If I had one piece of advice I think I would say that kindness in marriage is underrated and that if couples were simply kinder to one another there would be fewer problems.

nightowl Fri 17-Feb-12 13:28:30

grannyactivist I so agree about just being kind. I think it is true of life in general, and something I have heard many older people (like me) say; the most important thing in life is simply to be kind. I keep telling my children that but they don't get it yet; but I'm sure I wouldn't have got it at their age either.
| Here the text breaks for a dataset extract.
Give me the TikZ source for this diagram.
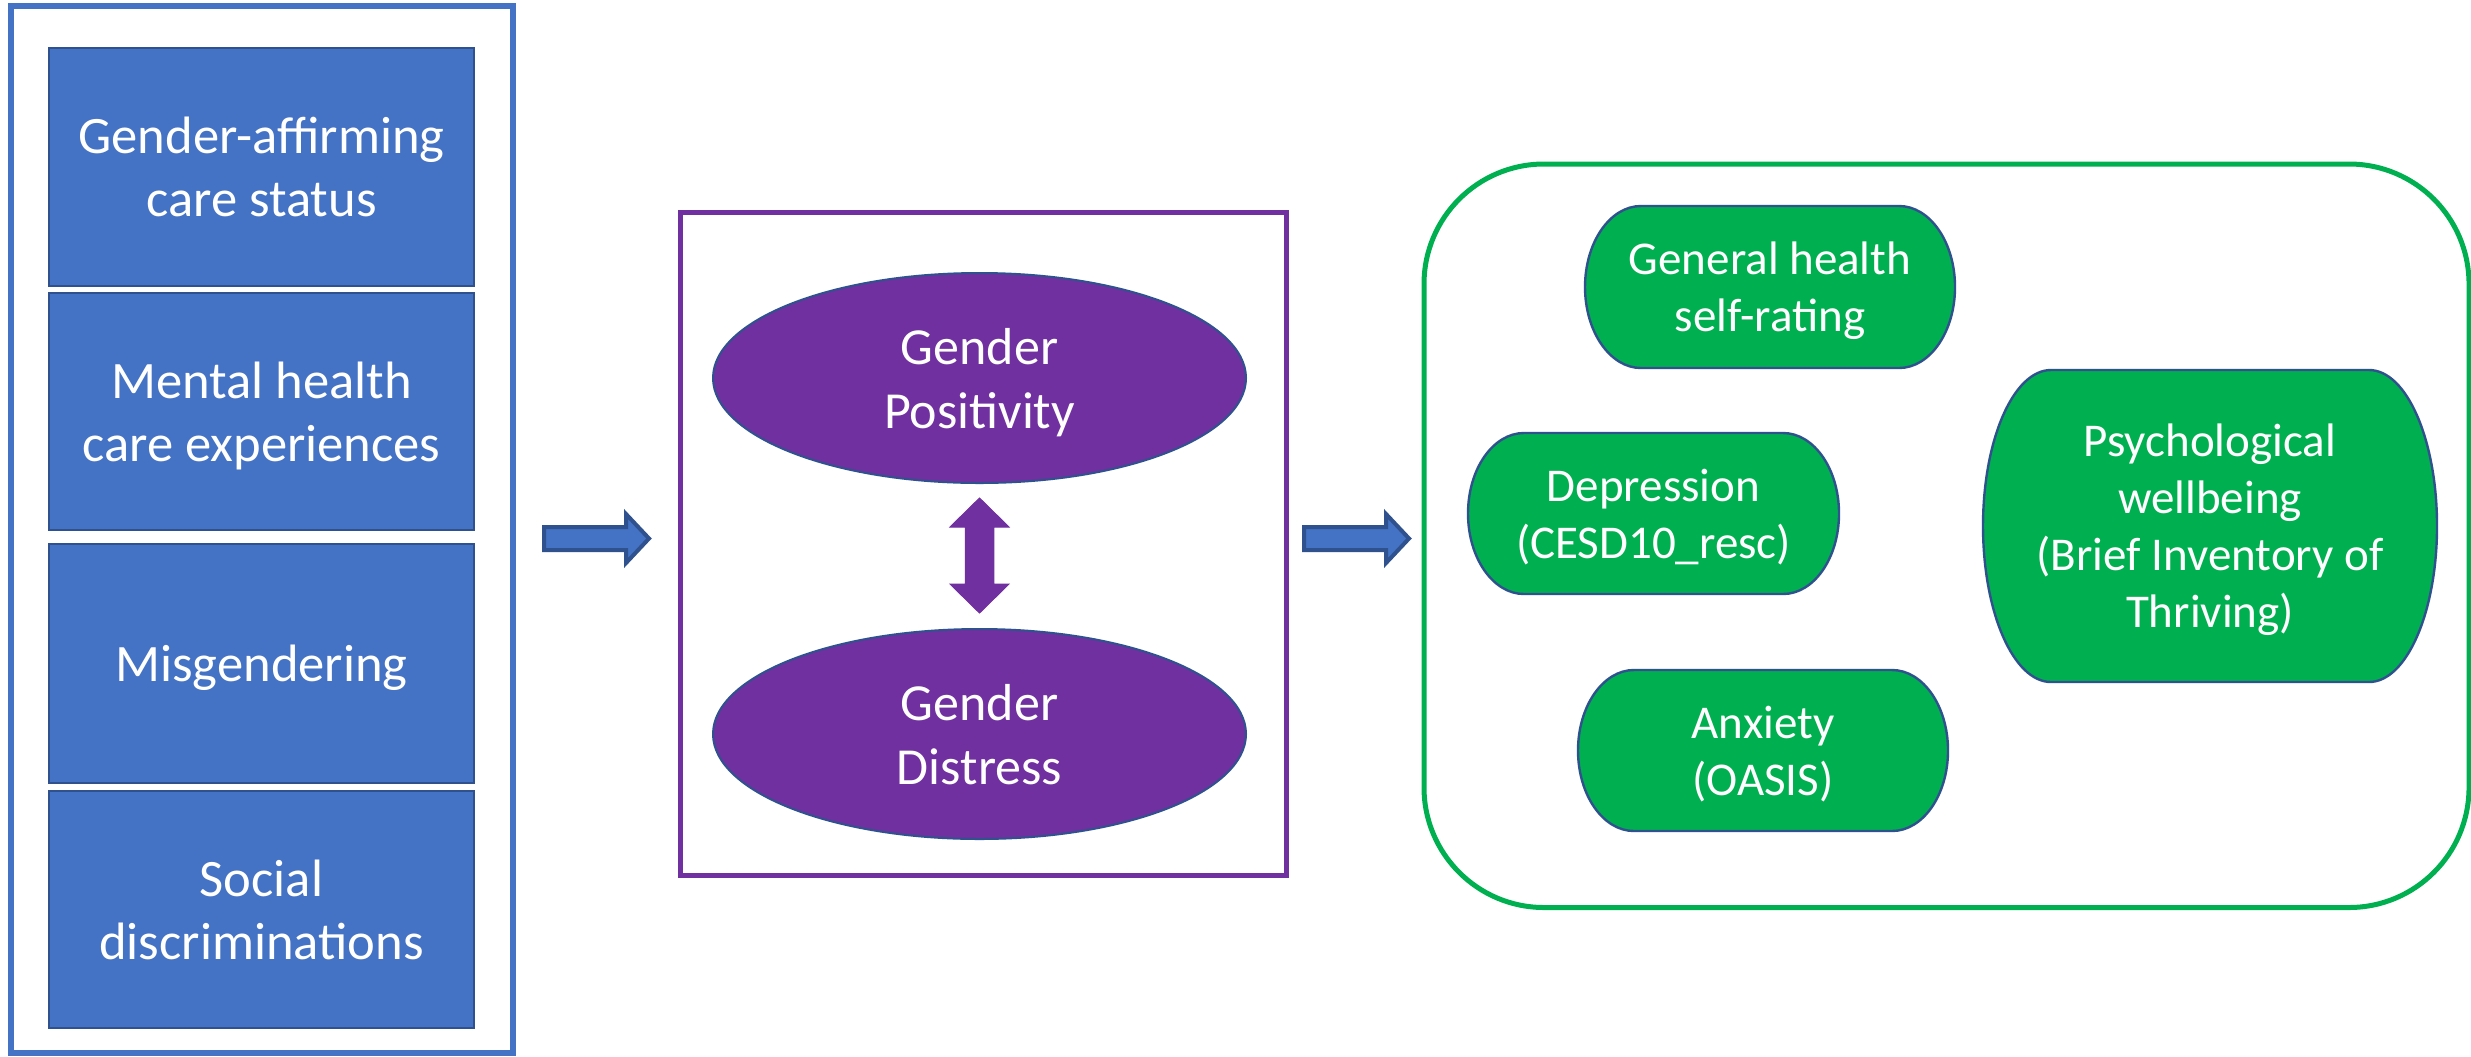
\documentclass[tikz,border=0pt]{standalone}
\usepackage{fontspec}
\setmainfont{Carlito}
\usetikzlibrary{shapes.geometric,calc,backgrounds}
\definecolor{bfill}{HTML}{4472C4}
\definecolor{bdark}{HTML}{2F528F}
\definecolor{pviolet}{HTML}{7030A0}
\definecolor{ggreen}{HTML}{00B050}
\tikzset{
 frameblue/.style={draw=bfill, line width=3pt, minimum width=251pt, minimum height=523.5pt, inner sep=0pt, outer sep=0pt},
 bluebox/.style={draw=bdark, fill=bfill, line width=1.2pt, minimum width=212.5pt, text=white, align=center, font=\fontsize{26.3}{31.5}\selectfont, inner sep=0pt, outer sep=0pt, text depth=0pt},
 framepurple/.style={draw=pviolet, line width=2.5pt, minimum width=303pt, minimum height=331.5pt, inner sep=0pt, outer sep=0pt},
 purpell/.style={ellipse, draw=bdark, fill=pviolet, line width=1pt, minimum width=266.5pt, minimum height=105pt, inner sep=0pt, outer sep=0pt, text=white, align=center, font=\fontsize{26}{32}\selectfont, text depth=0pt},
 framegreen/.style={draw=ggreen, line width=2.5pt, rounded corners=60pt, minimum width=522.5pt, minimum height=371.75pt, inner sep=0pt, outer sep=0pt},
 gterm/.style={inner sep=0pt, outer sep=0pt, text=white, align=center, font=\fontsize{23.5}{28.5}\selectfont, text depth=0pt},
 termshape/.style={fill=ggreen, draw=bdark, line width=1.2pt},
 barrow/.style={fill=bfill, draw=bdark, line width=2pt, line join=miter},
 dblarrow/.style={fill=pviolet, draw=pviolet, line width=0.5pt, line join=miter},
}
\newcommand\termpath[2]{%
  \path[termshape] let \p1=(#1.north), \p2=(#1.south), \n1={(\y1-\y2)/2} in
    ([xshift=#2]#1.north west) -- ([xshift=-#2]#1.north east)
    arc[start angle=90, end angle=-90, x radius=#2, y radius=\n1]
    -- ([xshift=#2]#1.south west)
    arc[start angle=270, end angle=90, x radius=#2, y radius=\n1] -- cycle;}
\begin{document}
\begin{tikzpicture}[x=0.5pt, y=-0.5pt]
\useasboundingbox (0,0) rectangle (2471,1056);
% left column
\node[frameblue] (inputs) at (262,529.5) {};
\node[bluebox, minimum height=119pt] (gac) at (261.5,167) {Gender-affirming\\care status};
\node[bluebox, minimum height=118.5pt] (mhc) at (261.5,411.5) {Mental health\\care experiences};
\node[bluebox, minimum height=119.5pt] (mis) at (261.5,663.5) {Misgendering};
\node[bluebox, minimum height=118.5pt] (soc) at (261.5,909.5) {Social\\discriminations};
% middle
\node[framepurple] (mid) at (983,543.5) {};
\node[purpell] (gp) at (979.5,378) {Gender\\Positivity};
\node[purpell] (gd) at (979.5,734) {Gender\\Distress};
\coordinate (dtop) at ($(gp.south)+(0,15)$);
\coordinate (dbot) at ($(gd.north)+(0,-16)$);
\draw[dblarrow] (dtop) -- ++(29.5,29) -- ++(-15.25,0) -- ($(dbot)+(14.25,-29)$) -- ++(15.25,0) -- (dbot)
  -- ++(-29.5,-29) -- ++(15.25,0) -- ($(dtop)+(-14.25,29)$) -- ++(-15.25,0) -- cycle;
% block arrows
\coordinate (a1) at (544,538.5);
\coordinate (a2) at (1304,538.5);
\foreach \c in {a1,a2}
  \draw[barrow] ($(\c)+(0,-11.5)$) -- ++(82,0) -- ++(0,-13) -- ++(23,24.5) -- ++(-23,24.5) -- ++(0,-13) -- ++(-82,0) -- cycle;
% right
\node[framegreen] (outcomes) at (1946.5,535.75) {};
\node[gterm, minimum width=185pt, minimum height=81pt] (gh) at (1770,287) {General health\\self-rating};
\node[gterm, minimum width=185.5pt, minimum height=80.5pt] (dep) at (1653.5,513.5) {Depression\\(CESD10\_resc)};
\node[gterm, minimum width=185pt, minimum height=80.5pt] (anx) at (1763,750.5) {Anxiety\\(OASIS)};
\node[gterm, minimum width=227pt, minimum height=156pt] (psy) at (2210,526) {Psychological\\wellbeing\\(Brief Inventory of\\Thriving)};
\begin{pgfonlayer}{background}
  \fill[white] (0,0) rectangle (2471,1056);
  \termpath{gh}{28pt}
  \termpath{dep}{28pt}
  \termpath{anx}{28pt}
  \termpath{psy}{34pt}
\end{pgfonlayer}
\end{tikzpicture}
\end{document}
sussexpoet Fri 17-Feb-12 14:04:19

How I agree with grannyactivist about the importance of kindness. Speaking as a poet, I think "lovingkindness" is the most beautiful word in the English language.
I hope you all had a super Valentine's Day. Here's my poetic Valentine:

Making love to some men
Is like queueing for a bus in the rain.
Making love to some men
Is like waiting for your giro on a Monday
Making love to some men
Is like watching the shirts go round and round in the laundrette
But making love to you
Is like eating a mango in the bath.

supernana Fri 17-Feb-12 14:09:01

Kindness tops my list.

'^What do we live for, if not to make life less difficult for each other^'
A comforting quotation [George Elliot (Mary Ann Evans) 1819 - 1880]

jeni Fri 17-Feb-12 14:11:59

Sussex. Messy?grin

absentgrana Fri 17-Feb-12 14:51:36

Henry James said that there were three rules in life:
be kind,
be kind,
be kind.

absentgrana Fri 17-Feb-12 14:52:42

jeni Eating a mango in the bath is a guilty pleasure but deeply satisfying and enjoyable.

GadaboutGran Fri 17-Feb-12 14:54:27

I agree with the above. 'Be kind to each other whatever happens'. That's the simplest message I've given to my kids when they married. It really struck me when I observed sister and other female friends being treated so unkindly when going through divorces. I can accept that relationships may sometimes need to end but I can't accept the unkindness shown in the management of the splitting, especially after 30 or so years of marriage & having children together.